Mondial: le rugby argentin veut voir maintenant la vie en grand
BUENOS AIRES (AFP) — Après un parcours historique dans le Mondial-2007, le rugby argentin veut maintenant voir la vie en grand et rester dans le peloton de tête des grandes équipes de l'ovalie, avec tout ce que cela représente comme bouleversements.
"Si les dirigeants ne font rien avec tout cela, c'est à se tuer", déclare ainsi Mario Ledesma, un des Pumas battus samedi par les Springboks en demi-finale, cité mardi par la presse argentine. La pression monte pour que les Pumas restent dans la cour des grands et participent enfin à un grand tournoi international, forts de leur quatrième place dans le classement de l'IRB (International Rugby Board, organe suprême du jeu).
Le président de l'IRB Syd Millar a déjà plaidé la cause des Pumas pour qu'ils intègrent le Tri-Nations de l'hémisphère sud. L'Argentine préférerait jouer le Tournoi des six nations en Europe, où évolue la très grande majorité des Pumas, mais l'IRB a déjà laissé entendre qu'il n'y avait plus de place dans ce tournoi.
Avec 38.000 licenciés, et près de 9.000 juniors, pour quelque 400 clubs, le rugby argentin est 100% amateur et la très grande majorité des Pumas sont obligés de s'exiler pour pouvoir joueur en professionnel, le plus souvent en France. Sur les 30 Pumas sélectionnés pour la Coupe du monde, seulement quatre jouent en Argentine et possèdent un statut amateur.
Pour garder son rang au niveau international, le rugby argentin doit changer et se donner les moyens de faire jouer ses sélectionnés qui parviennent difficilement à joueur ensemble cinq ou six matchs par an.
"Il me semble qu'il est nécessaire de donner un coup de barre, de mettre du sang neuf, des entraîneurs plus jeunes, incorporer des gens venus de l'étranger et changer la structure de l'Union argentine de rugby (la Fédération, ndlr)", juge ainsi Mario Ledesma. Mais ces changements à venir font aussi grincer des dents dans le monde feutré et policé du rugby argentin et ce même joueur reconnaît dans la foulée que les "ennemis" sont à l'intérieur même du petit monde du ballon ovale en Argentine.

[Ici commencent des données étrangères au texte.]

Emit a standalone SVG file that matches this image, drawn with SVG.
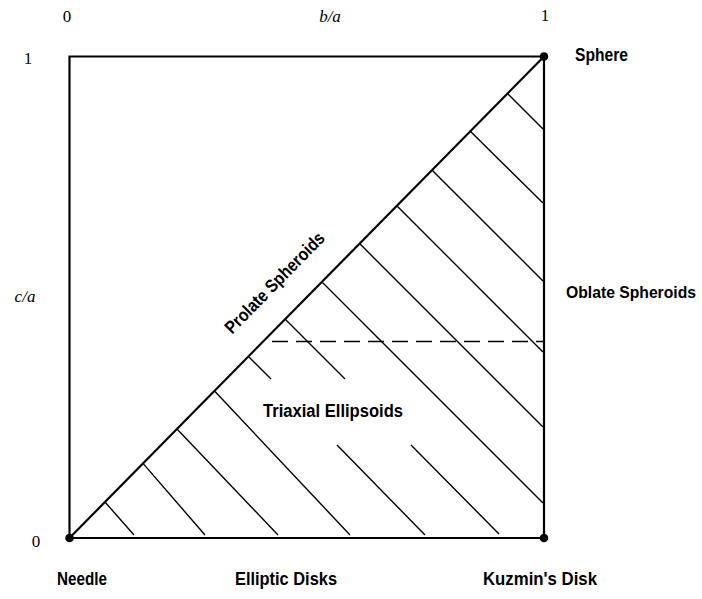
<svg xmlns="http://www.w3.org/2000/svg" width="702" height="599" viewBox="0 0 702 599">
<style>
.frame{stroke:#000;stroke-width:2.2;fill:none;stroke-linecap:square}
.hatch{stroke:#000;stroke-width:1.4;fill:none}
.dash{stroke:#000;stroke-width:1.6;fill:none;stroke-dasharray:16 8}
.dot{fill:#000}
.lbl{font-family:"Liberation Sans",Arial,sans-serif;font-weight:bold;font-size:18px;fill:#000}
.num{font-family:"Liberation Serif","Times New Roman",serif;font-size:17px;fill:#000;text-anchor:middle}
.it{font-style:italic}
</style>
<rect width="702" height="599" fill="#fff"/>
<g id="axes">
  <path class="frame" d="M69.5,538 L69.5,56.5 L544,56.5 L544,538 Z"/>
  <text class="num" x="67" y="22">0</text>
  <text class="num it" x="330" y="22">b/a</text>
  <text class="num" x="545" y="21">1</text>
  <text class="num" x="28" y="64">1</text>
  <text class="num it" x="25" y="302">c/a</text>
  <text class="num" x="36" y="547">0</text>
</g>
<g id="connectors">
  <path id="prolate-line" class="frame" d="M69.5,538 L544,56.5"/>
  <path id="hatching" class="hatch" d="M105,502 L134,535 M143,463.4 L205,535 M177,429 L278,535 M215,391.5 L350,535 M248.4,356.4 L271,379 M337,445 L425,535 M285,319 L345,379 M411,445 L499,534 M322,282 L543,503 M359.6,243.6 L543,427 M396.8,205.8 L543,352 M432.2,170.2 L543,281 M470.3,131.3 L543,203 M507.5,93.5 L543,129"/>
  <path id="dashed" class="dash" d="M272,341.5 L543,341.5"/>
</g>
<g id="node-sphere">
  <circle class="dot" cx="544" cy="56.5" r="4.3"/>
  <text class="lbl" x="575" y="61" textLength="53" lengthAdjust="spacingAndGlyphs">Sphere</text>
</g>
<g id="node-needle">
  <circle class="dot" cx="69.5" cy="538" r="4.3"/>
  <text class="lbl" x="57" y="585" textLength="50" lengthAdjust="spacingAndGlyphs">Needle</text>
</g>
<g id="node-kuzmin">
  <circle class="dot" cx="544" cy="538" r="4.3"/>
  <text class="lbl" x="483" y="585" textLength="114" lengthAdjust="spacingAndGlyphs">Kuzmin's Disk</text>
</g>
<g id="node-oblate">
  <text class="lbl" x="566" y="298" style="font-size:16px" textLength="130" lengthAdjust="spacingAndGlyphs">Oblate Spheroids</text>
</g>
<g id="node-prolate">
  <text class="lbl" x="279" y="287" text-anchor="middle" transform="rotate(-45.5 279 287)" textLength="134" lengthAdjust="spacingAndGlyphs">Prolate Spheroids</text>
</g>
<g id="node-triaxial">
  <text class="lbl" x="263" y="417" textLength="140" lengthAdjust="spacingAndGlyphs">Triaxial Ellipsoids</text>
</g>
<g id="node-elliptic">
  <text class="lbl" x="235" y="585" textLength="102" lengthAdjust="spacingAndGlyphs">Elliptic Disks</text>
</g>
</svg>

"Un ancien dirigeant disait que si le rugby argentin se professionnalisait, il perdrait les valeurs inhérentes à ce sport. Pourtant, nous sommes professionnels depuis huit ans et nous avons démontré que ces valeurs sont plus présentes que jamais", déclare encore Mario Ledesma.
La "Pumamania" en Argentine, qui a vu des millions d'Argentins se passionner pour un ballon ovale au pays du football roi, pourrait faciliter ces changements, estime de son côté Jorge Busico, spécialiste du rugby et auteur du livre "Etre Puma".
On ne trouve plus de maillots des Pumas, on a changé l'horaire du sacro-saint super-clasico (le match de football entre Boca Juniors et River Plate) pour permettre aux fans de rugby de suivre aussi le match Argentine-Ecosse et de plus en plus de jeunes veulent jouer, signe que le rugby s'est popularisé, n'en déplaise à certains dirigeants, remarque ainsi ce journaliste spécialisé.
D'ailleurs, ajoute-t-il en citant le capitaine des Pumas Agustin Pichot, "cette équipe s'est rebellée contre le système, elle s'est battue contre l'establishment. Voilà la clé" de sa popularité.
Et de rappeler que les Pumas avaient menacé de faire grève en mai 2006 pour réclamer le versement de primes et de meilleures conditions financières et d'entraînement à une fédération résolument hostile à toute "professionnalisation", entendez par là, disent leurs détracteurs, à toute "contamination" populaire d'un sport surtout joué dans les beaux quartiers de la capitale argentine.
Les Pumas veulent aussi en finir avec cette image de sport d'élite qui colle à la peau du rugby en Argentine et certains d'entre eux voient d'un bon oeil les projets visant à encourager les jeunes les plus défavorisés à jouer au rugby comme celui de Virreyes dans la banlieue de Buenos Aires qui implique 400 jeunes de 6 à 19 ans.